Time is precious and she embraces its value. She knows what to pour into and what to leave by the wayside. It’s a talent people like me are still learning. But it’s a much needed skill, probably more now than ever! Legacies are built day by day, moment to moment. And the choices we make help shape the its outcome. Do we choose the best over the good? Do we choose to love instead of hate? Do we choose the crucial things?

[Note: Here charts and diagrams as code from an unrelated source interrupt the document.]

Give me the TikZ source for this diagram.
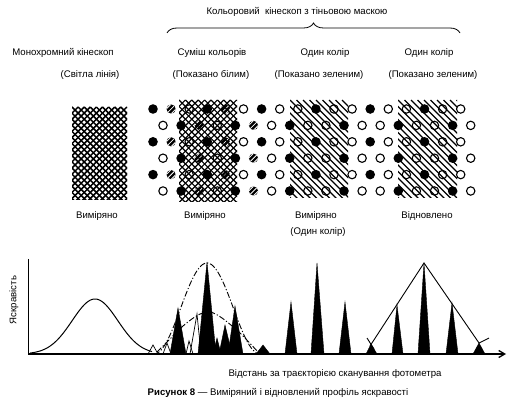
\documentclass[tikz,border=0pt]{standalone}
\usepackage{fontspec}
\setmainfont{Liberation Sans}
\usetikzlibrary{decorations.pathreplacing,arrows.meta}
\begin{document}
\begin{tikzpicture}[x=1pt,y=-1pt,
  lbl/.style={font=\fontsize{9.6}{11}\selectfont, inner sep=0pt, anchor=center},
  dashdot/.style={line width=0.9pt, dash pattern=on 6pt off 2pt on 1.2pt off 2pt},
  thinline/.style={line width=0.7pt},
  spike/.style={fill=black, draw=black, line width=0.4pt},
  ring/.style={line width=1.1pt},
  hatchline/.style={line width=1.1pt},
  crossline/.style={line width=1.2pt},
  monoline/.style={line width=1.5pt}]
\useasboundingbox (0,0) rectangle (532,419);

% ---- texts ----
\node[lbl] (title) at (297,12) {Кольоровий\ \ кінескоп з тіньовою маскою};
\draw[decorate, decoration={brace, amplitude=10pt}, line width=0.8pt] (167,33) -- (460,33);
\node[lbl] (mono) at (63,53) {Монохромний кінескоп};
\node[lbl] (monob) at (90,75) {(Світла лінія)};
\node[lbl] (mix) at (212,53) {Суміш кольорів};
\node[lbl] (mixb) at (211,75) {(Показано білим)};
\node[lbl] (one) at (325,53) {Один колір};
\node[lbl] (oneb) at (319,75) {(Показано зеленим)};
\node[lbl] (two) at (429,53) {Один колір};
\node[lbl] (twob) at (433,75) {(Показано зеленим)};

\node[lbl] (m1) at (97,216) {Виміряно};
\node[lbl] (m2) at (205,216) {Виміряно};
\node[lbl] (m3) at (316,216) {Виміряно};
\node[lbl] (m3b) at (318,232) {(Один колір)};
\node[lbl] (r4) at (427,216) {Відновлено};

% ---- monochrome crosshatch ----
\begin{scope}
  \clip (72,107) rectangle (127,200);
  \foreach \i in {-18,...,28}{
    \draw[monoline] (72+6.1*\i,107) -- ++(110,110);
    \draw[monoline] (72+6.1*\i,107) -- ++(-110,110);
  }
\end{scope}

% ---- dot grid ----
\foreach \r in {0,...,5}{
  \pgfmathsetmacro{\doty}{109+16.4*\r}
  \pgfmathtruncatemacro{\dodd}{mod(\r,2)}
  \foreach \k in {0,...,17}{
    \pgfmathsetmacro{\dotx}{153+10*\dodd+18.1*\k}
    \pgfmathtruncatemacro{\dtype}{mod(\k+2*\dodd,3)}
    \pgfmathtruncatemacro{\dmix}{\dotx<256 ? 1 : 0}
    \ifnum\dtype=0
      \fill (\dotx,\doty) circle (4.8pt);
    \else
      \ifnum\dtype=1
        \ifnum\dmix=1
          \fill (\dotx,\doty) circle (4.6pt);
          \begin{scope}
            \clip (\dotx,\doty) circle (4.6pt);
            \foreach \s in {-2.4,0,2.4}
              \draw[white, line width=0.8pt] (\dotx-7+\s,\doty+7+\s) -- (\dotx+7+\s,\doty-7+\s);
          \end{scope}
        \else
          \draw[ring] (\dotx,\doty) circle (4.2pt);
        \fi
      \else
        \draw[ring] (\dotx,\doty) circle (4.2pt);
      \fi
    \fi
  }
}

% ---- mixed crosshatch ----
\begin{scope}
  \clip (179,100) rectangle (237,202);
  \foreach \i in {-18,...,28}{
    \draw[crossline] (179+6.4*\i,100) -- ++(110,110);
    \draw[crossline] (179+6.4*\i,100) -- ++(-110,110);
  }
\end{scope}

% ---- single colour hatching ----
\foreach \xa/\xb in {290/348, 398/457}{
  \begin{scope}
    \clip (\xa,100) rectangle (\xb,198);
    \foreach \i in {-17,...,10}
      \draw[hatchline] (\xa+6.5*\i,100) -- ++(110,110);
  \end{scope}
}

% ---- graph ----
\coordinate (O) at (28,354);
\coordinate (ytop) at (28,259);
\coordinate (xend) at (506,354);
\node[lbl, rotate=90] (ylab) at (14,300) {Яскравість};
\node[lbl] (xlab) at (335,374) {Відстань за траєкторією сканування фотометра};
\node[lbl] (cap) at (278,393) {\textbf{Рисунок 8} — Виміряний і відновлений профіль яскравості};

% monochrome bell
\draw[line width=1pt] plot[domain=30:152, samples=90, smooth] (\x, {354-55*exp(-((\x-95)^2)/1042)});

% mixed spikes
\fill[spike] (170,354) -- (178,308) -- (186,354) -- cycle;
\fill[spike] (198,354) -- (207,262) -- (216,354) -- cycle;
\fill[spike] (213,354) -- (217,338) -- (221,354) -- cycle;
\fill[spike] (219,354) -- (225,325) -- (232,354) -- cycle;
\fill[spike] (228,354) -- (235,306) -- (243,354) -- cycle;
\fill[spike] (256,354) -- (263,345) -- (270,354) -- cycle;
\draw[thinline] (148,354) -- (153,345) -- (158,354);
\draw[thinline] (163,354) -- (167,343) -- (171,354);
\draw[thinline] (186,354) -- (189,341) -- (193,354);
\draw[thinline] (190,354) -- (197,314) -- (201,354);
\draw[dashdot] plot[domain=154:260, samples=60, smooth] (\x, {354-91*cos(180*(\x-207)/106)^2});
\draw[dashdot] plot[smooth] coordinates {(157,352) (168,341) (183,326) (198,315) (210,312) (222,318) (240,333) (258,352)};

% single colour measured
\fill[spike] (285,354) -- (291,302) -- (297,354) -- cycle;
\fill[spike] (311,354) -- (317,263) -- (324,354) -- cycle;
\fill[spike] (339,354) -- (345,302) -- (351,354) -- cycle;
\fill[spike] (366,354) -- (371,344) -- (377,354) -- cycle;
% reconstructed
\fill[spike] (392,354) -- (397,305) -- (403,354) -- cycle;
\fill[spike] (418,354) -- (424,263) -- (430,354) -- cycle;
\fill[spike] (446,354) -- (452,303) -- (458,354) -- cycle;
\fill[spike] (473,354) -- (479,343) -- (485,354) -- cycle;
\coordinate (rl) at (370,346);
\coordinate (rt) at (424,263);
\coordinate (rr) at (479,343);
\draw[line width=0.9pt] (rl) -- (rt) -- (rr);
\draw[line width=0.9pt] (367,338) -- (374,349);
\draw[line width=0.9pt] (rr) -- (489,338);

% axes
\draw[line width=1pt] (ytop) -- (O);
\draw[line width=1.3pt, -{Straight Barb[length=6pt,width=7pt]}] (O) -- (xend);
\end{tikzpicture}
\end{document}
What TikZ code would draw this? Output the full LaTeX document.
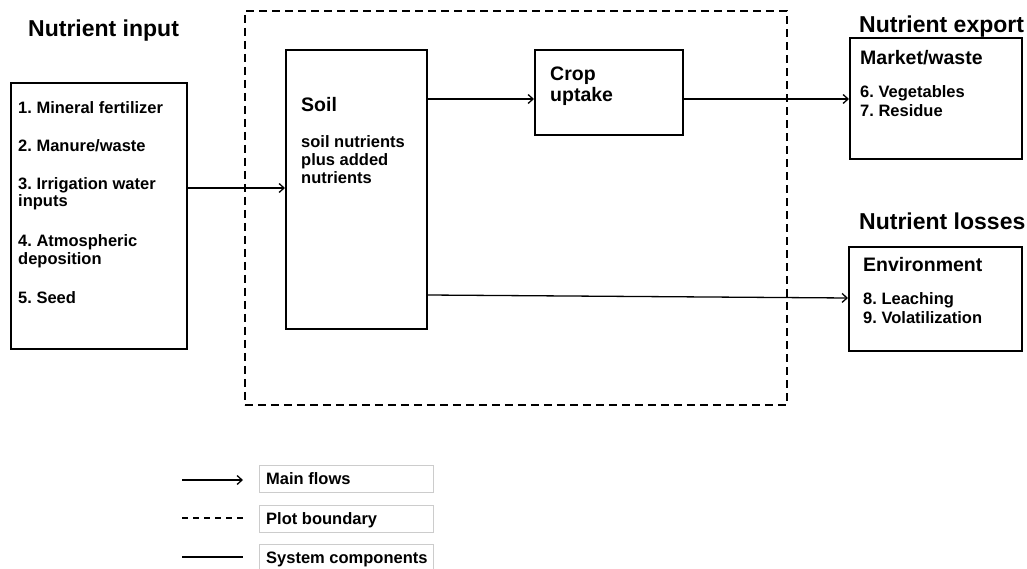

After this whole disaster of an election, I see so much division and hurt and flat out disdain. Seeing citizen come against citizen makes my spirit ache. We’ve stepped pass disagreeing and have moved on to all-out character assassinations. If you don’t agree with me then you must be *fill in the blank with harsh assumption*. But is this what we want to focus our hearts on? Really though. Policies change, politicians come and go, and life carries on. But people… people are worth the investment. People are worth the sacrifice, the time and the effort. Extending an open hand and listening ear does far more than any Facebook rant ever could. And bringing hearts together is so much better than tearing them apart. It may not be easier, but it’s the better way. It’s the only way.
It’s taken a few years to be able to say this honestly. I like being right… I mean, who doesn’t? But relationships are just too important and people too valuable to push aside just because we don’t see things the same way. Disagreement does not equal hate, and I’m refusing to let that lie stick. I’m choosing what matters most with the time I’ve been given and that means I choose people. I choose you, dear reader.
You matter most. And you certainly are worth it, no matter what you think or believe.
I’ll take these grand strands because you never know… maybe these hairs have brought a little touch of wisdom after all. Wisdom and a few new highlights.